Trustless Recovery
1auth accounts are self-custodial smart contracts deployed on-chain. If the 1auth service goes offline — whether temporarily or permanently — users never lose access to their funds or their account. This page explains the safeguards that make this possible.
Your Account Lives On-Chain
When a user creates a 1auth account, a smart contract is deployed to the blockchain. This contract holds the user's assets and enforces who can authorize transactions. The 1auth service helps manage this account, but it does not control it — only the user's passkey (or their recovery guardians) can authorize changes.
If 1auth becomes unavailable:
- Funds remain safe — Assets are in the on-chain smart contract, not in any 1auth database
- Account state is unchanged — The account's signers, guardians, and configuration are all stored on-chain
- No one can lock you out — 1auth has no admin key or backdoor into user accounts
Independent Recovery Signers
To ensure recovery works without the 1auth backend, the guardian system uses independent recovery signers — services that run separately from 1auth and can authorize recovery on their own.
When a user sets up recovery with their Google account, the linked guardian is an independent signing service. This service:
- Runs on its own infrastructure, separate from 1auth
- Reads the user's guardian configuration directly from the blockchain
- Verifies the user's identity through Google sign-in
- Authorizes recovery without contacting the 1auth backend at any point
Because the signer reads all verification data from the blockchain and the identity provider directly, it has no dependency on 1auth being online.

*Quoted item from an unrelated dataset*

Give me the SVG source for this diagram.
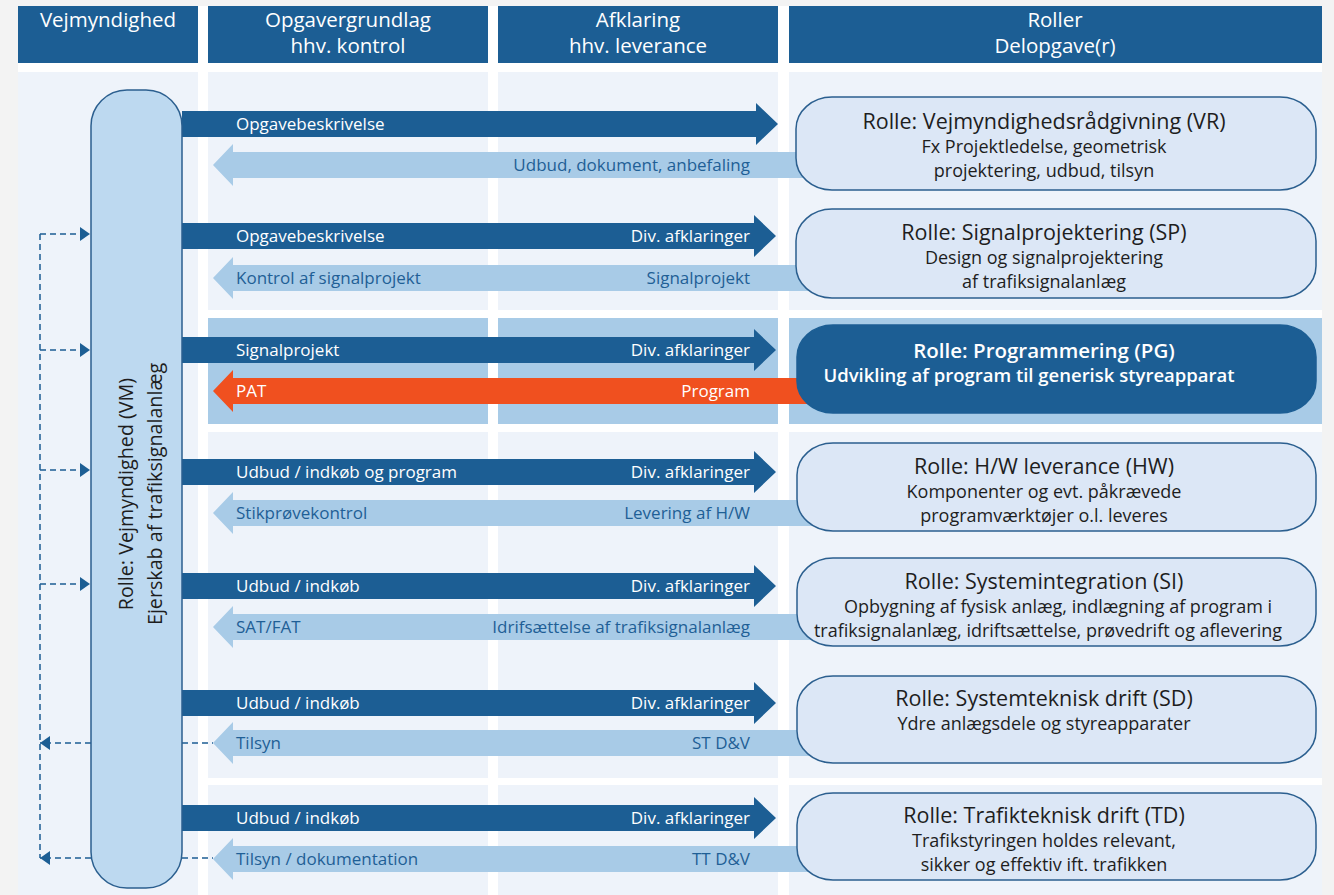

Lit Protocol: Decentralized Recovery
For even stronger guarantees, 1auth will use Lit Protocol as a decentralized recovery signer. Instead of relying on a single signing service, the recovery key is split across a distributed network of nodes.
How it works:
- No single point of failure — The signing key is distributed across the Lit network. No single node holds the complete key.
- Threshold signing — A minimum number of nodes must agree before a recovery signature is produced. Compromising a few nodes is not enough to forge a signature.
- Programmable conditions — Recovery is only authorized when the user proves their identity (e.g., Google sign-in), enforced by the network itself
- Fully independent — The Lit network operates independently of 1auth, its infrastructure, and its team
This means that even in the worst case — 1auth shuts down entirely, its servers go offline, and its team is unreachable — users will be able to recover their accounts through the Lit network by proving their identity.
The Self-Custody Guarantee
Traditional wallets and auth providers create a dependency: if the service disappears, users may lose access. 1auth is built differently:
| Scenario | What happens |
|---|---|
| 1auth service goes down temporarily | Users can still transact via recovery signers or wait for service to return |
| 1auth shuts down permanently | Users recover via independent signers and Lit Protocol |
| A recovery signer goes offline | Other guardians (personal backup, Lit Protocol) can still authorize recovery |
| User loses their passkey | Guardians authorize adding a new passkey — no dependency on any single service |
The account is always the user's. The infrastructure around it is designed so that no single failure — technical or organizational — can lock them out.